DESCRIPTION OF THE TASK: Print the listing in its entirety and exactly, leaving out images.

COLLECTED DATA:
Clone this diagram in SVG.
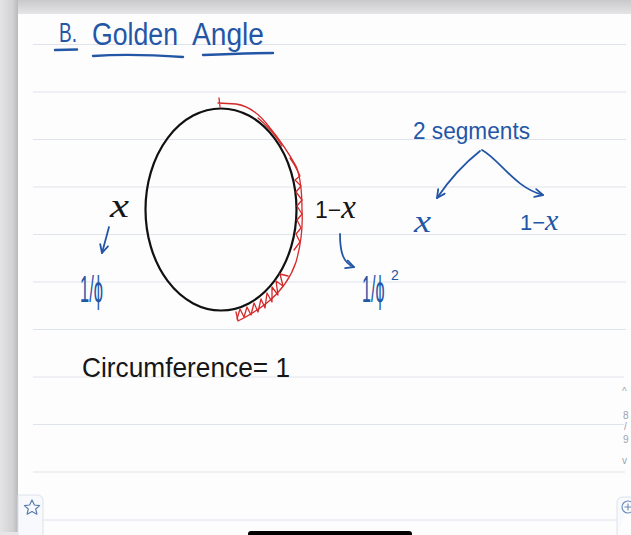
<svg xmlns="http://www.w3.org/2000/svg" width="631" height="535" viewBox="0 0 631 535">
  <defs>
    <linearGradient id="topShade" x1="0" y1="0" x2="0" y2="1">
      <stop offset="0" stop-color="#c9c9cb"/>
      <stop offset="1" stop-color="#e9e9eb"/>
    </linearGradient>
    <linearGradient id="leftShade" x1="0" y1="0" x2="1" y2="0">
      <stop offset="0" stop-color="#e4e4e6"/>
      <stop offset="0.7" stop-color="#d2d2d4"/>
      <stop offset="1" stop-color="#b9b9bc"/>
    </linearGradient>
    <marker id="ah" viewBox="0 0 10 10" refX="9" refY="5" markerWidth="10" markerHeight="10" markerUnits="userSpaceOnUse" orient="auto">
      <path d="M1,1 L9,5 L1,9" fill="none" stroke="#2456a6" stroke-width="1.8" stroke-linecap="round" stroke-linejoin="round"/>
    </marker>
  </defs>
  <style>
    .rule { stroke: #dfe3ea; stroke-width: 1.2; }
    .ink-blue { fill: #2456a6; font-family: "Liberation Sans", "DejaVu Sans", sans-serif; }
    .ink-black { fill: #161616; font-family: "Liberation Sans", "DejaVu Sans", sans-serif; }
    .mathx { font-family: "Liberation Serif", "DejaVu Serif", serif; font-style: italic; }
    .uline { stroke: #2456a6; stroke-width: 2.4; fill: none; stroke-linecap: round; }
    .conn { stroke: #2456a6; stroke-width: 1.8; fill: none; stroke-linecap: round; marker-end: url(#ah); }
    .red { stroke: #d52a2a; stroke-width: 1.3; fill: none; stroke-linejoin: round; stroke-linecap: round; }
    .ui { fill: #f7f9fc; stroke: #dde2ea; stroke-width: 1; }
    .uitext { fill: #9aa3b0; font-family: "Liberation Sans", sans-serif; font-size: 10px; }
  </style>

  <!-- background & page -->
  <rect x="0" y="0" width="631" height="535" fill="#e6e6e8"/>
  <rect x="0" y="0" width="631" height="16" fill="url(#topShade)"/>
  <rect x="0" y="0" width="18" height="532" fill="url(#leftShade)"/>
  <rect x="18" y="14" width="613" height="521" fill="#fdfdfe"/>

  <!-- ruled lines -->
  <g id="rules">
    <line class="rule" x1="33" y1="44.5" x2="626" y2="44.5"/>
    <line class="rule" x1="33" y1="92" x2="626" y2="92"/>
    <line class="rule" x1="33" y1="139.5" x2="626" y2="139.5"/>
    <line class="rule" x1="33" y1="187" x2="626" y2="187"/>
    <line class="rule" x1="33" y1="234.5" x2="626" y2="234.5"/>
    <line class="rule" x1="33" y1="282" x2="626" y2="282"/>
    <line class="rule" x1="33" y1="329.5" x2="626" y2="329.5"/>
    <line class="rule" x1="33" y1="377" x2="624" y2="377"/>
    <line class="rule" x1="33" y1="424.5" x2="624" y2="424.5"/>
    <line class="rule" x1="33" y1="472" x2="625" y2="472"/>
  </g>

  <!-- title -->
  <g id="title">
    <text class="ink-blue" x="59" y="42" font-size="28" textLength="18" lengthAdjust="spacingAndGlyphs">B.</text>
    <text class="ink-blue" x="92" y="45" font-size="31" textLength="86" lengthAdjust="spacingAndGlyphs">Golden</text>
    <text class="ink-blue" x="192" y="45" font-size="31" textLength="72" lengthAdjust="spacingAndGlyphs">Angle</text>
    <path class="uline" d="M55,50 L77,49.5"/>
    <path class="uline" d="M93,56 C120,54 155,55 183,57"/>
    <path class="uline" d="M203,55 C225,54 250,53 273,53"/>
  </g>

  <!-- circle with red arc -->
  <g id="circle">
    <ellipse cx="221" cy="209.5" rx="75.5" ry="101" fill="none" stroke="#111" stroke-width="2.2"/>
    <path class="red" d="M219,98 L220,107 M218,103 L236,104 C250,106 262,117 270,128 C280,140 288,152 296,166 C301,178 302,195 302,210 C303,228 300,248 296,262 C290,280 280,292 268,302 C258,310 248,316 238,321 L236,312"/>
    <path class="red" d="M258,118 C268,126 276,136 282,146 M290,158 C296,166 298,172 300,176 L295,180 L301,186 L296,192 L302,200 L297,206 L302,214 L297,220 L301,228 L296,234 L300,242 L294,250"/>
    <path class="red" d="M237,319 L240,309 L244,317 L247,307 L251,315 L254,303 L258,312 L261,299 L265,308 L267,293 L272,302 L272,287 L278,295 L276,281 L283,286 L280,274 L288,276"/>
  </g>

  <!-- labels -->
  <g id="label-x-left">
    <text class="ink-black mathx" x="110" y="217" font-size="34" textLength="19" lengthAdjust="spacingAndGlyphs">x</text>
  </g>
  <g id="label-inv-phi">
    <text class="ink-blue" x="80" y="302" font-size="36" textLength="23" lengthAdjust="spacingAndGlyphs">1/ϕ</text>
  </g>
  <g id="label-1mx-black">
    <text class="ink-black" x="315" y="218" font-size="23">1−<tspan class="mathx" font-size="33">x</tspan></text>
  </g>
  <g id="label-inv-phi2">
    <text class="ink-blue" transform="translate(362,302) scale(0.45,1)" x="0" y="0" font-size="36">1/ϕ</text>
    <text class="ink-blue" x="391" y="280" font-size="14">2</text>
  </g>
  <g id="label-segments">
    <text class="ink-blue" x="413" y="139" font-size="24" textLength="117" lengthAdjust="spacingAndGlyphs">2 segments</text>
  </g>
  <g id="label-x-blue">
    <text class="ink-blue mathx" x="414" y="232" font-size="32" textLength="17" lengthAdjust="spacingAndGlyphs">x</text>
  </g>
  <g id="label-1mx-blue">
    <text class="ink-blue" x="520" y="230" font-size="22">1−<tspan class="mathx" font-size="30">x</tspan></text>
  </g>
  <g id="label-circumference">
    <text class="ink-black" x="82" y="377" font-size="28" textLength="208" lengthAdjust="spacingAndGlyphs">Circumference= 1</text>
  </g>

  <!-- connectors -->
  <g id="connectors">
    <path class="conn" d="M109,227 L102,253"/>
    <path class="conn" d="M340,234 C340,252 343,263 354,267"/>
    <path class="conn" d="M480,151 Q456,170 437,198"/>
    <path class="conn" d="M482,150 C500,160 515,188 543,195"/>
  </g>

  <!-- app UI -->
  <g id="ui">
    <text class="uitext" x="622" y="395">^</text>
    <text class="uitext" x="623" y="419">8</text>
    <text class="uitext" x="624" y="430">/</text>
    <text class="uitext" x="623" y="443">9</text>
    <text class="uitext" x="622" y="464">v</text>
    <line x1="43" y1="520" x2="617" y2="520" stroke="#dde2ea" stroke-width="1"/>
    <path class="ui" d="M18,535 L18,495 L37,495 Q43,495 43,501 L43,535"/>
    <path class="ui" d="M631,497 L623,497 Q617,497 617,503 L617,535"/>
    <path d="M32,500 L34.4,505 L39.6,505.6 L35.7,509 L36.9,514.2 L32,511.5 L27.1,514.2 L28.3,509 L24.4,505.6 L29.6,505 Z" fill="none" stroke="#5a7fb0" stroke-width="1.2" stroke-linejoin="round"/>
    <circle cx="628" cy="507" r="6" fill="none" stroke="#6a8ab5" stroke-width="1.1"/>
    <path d="M628,503.5 L628,510.5 M624.5,507 L631,507" stroke="#6a8ab5" stroke-width="1.1"/>
    <rect x="248" y="531" width="164" height="6" rx="3" fill="#000"/>
  </g>
</svg>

REPLY:
Clone this diagram in SVG.
<svg xmlns="http://www.w3.org/2000/svg" width="631" height="535" viewBox="0 0 631 535">
  <defs>
    <linearGradient id="topShade" x1="0" y1="0" x2="0" y2="1">
      <stop offset="0" stop-color="#c9c9cb"/>
      <stop offset="1" stop-color="#e9e9eb"/>
    </linearGradient>
    <linearGradient id="leftShade" x1="0" y1="0" x2="1" y2="0">
      <stop offset="0" stop-color="#e4e4e6"/>
      <stop offset="0.7" stop-color="#d2d2d4"/>
      <stop offset="1" stop-color="#b9b9bc"/>
    </linearGradient>
    <marker id="ah" viewBox="0 0 10 10" refX="9" refY="5" markerWidth="10" markerHeight="10" markerUnits="userSpaceOnUse" orient="auto">
      <path d="M1,1 L9,5 L1,9" fill="none" stroke="#2456a6" stroke-width="1.8" stroke-linecap="round" stroke-linejoin="round"/>
    </marker>
  </defs>
  <style>
    .rule { stroke: #dfe3ea; stroke-width: 1.2; }
    .ink-blue { fill: #2456a6; font-family: "Liberation Sans", "DejaVu Sans", sans-serif; }
    .ink-black { fill: #161616; font-family: "Liberation Sans", "DejaVu Sans", sans-serif; }
    .mathx { font-family: "Liberation Serif", "DejaVu Serif", serif; font-style: italic; }
    .uline { stroke: #2456a6; stroke-width: 2.4; fill: none; stroke-linecap: round; }
    .conn { stroke: #2456a6; stroke-width: 1.8; fill: none; stroke-linecap: round; marker-end: url(#ah); }
    .red { stroke: #d52a2a; stroke-width: 1.3; fill: none; stroke-linejoin: round; stroke-linecap: round; }
    .ui { fill: #f7f9fc; stroke: #dde2ea; stroke-width: 1; }
    .uitext { fill: #9aa3b0; font-family: "Liberation Sans", sans-serif; font-size: 10px; }
  </style>

  <!-- background & page -->
  <rect x="0" y="0" width="631" height="535" fill="#e6e6e8"/>
  <rect x="0" y="0" width="631" height="16" fill="url(#topShade)"/>
  <rect x="0" y="0" width="18" height="532" fill="url(#leftShade)"/>
  <rect x="18" y="14" width="613" height="521" fill="#fdfdfe"/>

  <!-- ruled lines -->
  <g id="rules">
    <line class="rule" x1="33" y1="44.5" x2="626" y2="44.5"/>
    <line class="rule" x1="33" y1="92" x2="626" y2="92"/>
    <line class="rule" x1="33" y1="139.5" x2="626" y2="139.5"/>
    <line class="rule" x1="33" y1="187" x2="626" y2="187"/>
    <line class="rule" x1="33" y1="234.5" x2="626" y2="234.5"/>
    <line class="rule" x1="33" y1="282" x2="626" y2="282"/>
    <line class="rule" x1="33" y1="329.5" x2="626" y2="329.5"/>
    <line class="rule" x1="33" y1="377" x2="624" y2="377"/>
    <line class="rule" x1="33" y1="424.5" x2="624" y2="424.5"/>
    <line class="rule" x1="33" y1="472" x2="625" y2="472"/>
  </g>

  <!-- title -->
  <g id="title">
    <text class="ink-blue" x="59" y="42" font-size="28" textLength="18" lengthAdjust="spacingAndGlyphs">B.</text>
    <text class="ink-blue" x="92" y="45" font-size="31" textLength="86" lengthAdjust="spacingAndGlyphs">Golden</text>
    <text class="ink-blue" x="192" y="45" font-size="31" textLength="72" lengthAdjust="spacingAndGlyphs">Angle</text>
    <path class="uline" d="M55,50 L77,49.5"/>
    <path class="uline" d="M93,56 C120,54 155,55 183,57"/>
    <path class="uline" d="M203,55 C225,54 250,53 273,53"/>
  </g>

  <!-- circle with red arc -->
  <g id="circle">
    <ellipse cx="221" cy="209.5" rx="75.5" ry="101" fill="none" stroke="#111" stroke-width="2.2"/>
    <path class="red" d="M219,98 L220,107 M218,103 L236,104 C250,106 262,117 270,128 C280,140 288,152 296,166 C301,178 302,195 302,210 C303,228 300,248 296,262 C290,280 280,292 268,302 C258,310 248,316 238,321 L236,312"/>
    <path class="red" d="M258,118 C268,126 276,136 282,146 M290,158 C296,166 298,172 300,176 L295,180 L301,186 L296,192 L302,200 L297,206 L302,214 L297,220 L301,228 L296,234 L300,242 L294,250"/>
    <path class="red" d="M237,319 L240,309 L244,317 L247,307 L251,315 L254,303 L258,312 L261,299 L265,308 L267,293 L272,302 L272,287 L278,295 L276,281 L283,286 L280,274 L288,276"/>
  </g>

  <!-- labels -->
  <g id="label-x-left">
    <text class="ink-black mathx" x="110" y="217" font-size="34" textLength="19" lengthAdjust="spacingAndGlyphs">x</text>
  </g>
  <g id="label-inv-phi">
    <text class="ink-blue" x="80" y="302" font-size="36" textLength="23" lengthAdjust="spacingAndGlyphs">1/ϕ</text>
  </g>
  <g id="label-1mx-black">
    <text class="ink-black" x="315" y="218" font-size="23">1−<tspan class="mathx" font-size="33">x</tspan></text>
  </g>
  <g id="label-inv-phi2">
    <text class="ink-blue" transform="translate(362,302) scale(0.45,1)" x="0" y="0" font-size="36">1/ϕ</text>
    <text class="ink-blue" x="391" y="280" font-size="14">2</text>
  </g>
  <g id="label-segments">
    <text class="ink-blue" x="413" y="139" font-size="24" textLength="117" lengthAdjust="spacingAndGlyphs">2 segments</text>
  </g>
  <g id="label-x-blue">
    <text class="ink-blue mathx" x="414" y="232" font-size="32" textLength="17" lengthAdjust="spacingAndGlyphs">x</text>
  </g>
  <g id="label-1mx-blue">
    <text class="ink-blue" x="520" y="230" font-size="22">1−<tspan class="mathx" font-size="30">x</tspan></text>
  </g>
  <g id="label-circumference">
    <text class="ink-black" x="82" y="377" font-size="28" textLength="208" lengthAdjust="spacingAndGlyphs">Circumference= 1</text>
  </g>

  <!-- connectors -->
  <g id="connectors">
    <path class="conn" d="M109,227 L102,253"/>
    <path class="conn" d="M340,234 C340,252 343,263 354,267"/>
    <path class="conn" d="M480,151 Q456,170 437,198"/>
    <path class="conn" d="M482,150 C500,160 515,188 543,195"/>
  </g>

  <!-- app UI -->
  <g id="ui">
    <text class="uitext" x="622" y="395">^</text>
    <text class="uitext" x="623" y="419">8</text>
    <text class="uitext" x="624" y="430">/</text>
    <text class="uitext" x="623" y="443">9</text>
    <text class="uitext" x="622" y="464">v</text>
    <line x1="43" y1="520" x2="617" y2="520" stroke="#dde2ea" stroke-width="1"/>
    <path class="ui" d="M18,535 L18,495 L37,495 Q43,495 43,501 L43,535"/>
    <path class="ui" d="M631,497 L623,497 Q617,497 617,503 L617,535"/>
    <path d="M32,500 L34.4,505 L39.6,505.6 L35.7,509 L36.9,514.2 L32,511.5 L27.1,514.2 L28.3,509 L24.4,505.6 L29.6,505 Z" fill="none" stroke="#5a7fb0" stroke-width="1.2" stroke-linejoin="round"/>
    <circle cx="628" cy="507" r="6" fill="none" stroke="#6a8ab5" stroke-width="1.1"/>
    <path d="M628,503.5 L628,510.5 M624.5,507 L631,507" stroke="#6a8ab5" stroke-width="1.1"/>
    <rect x="248" y="531" width="164" height="6" rx="3" fill="#000"/>
  </g>
</svg>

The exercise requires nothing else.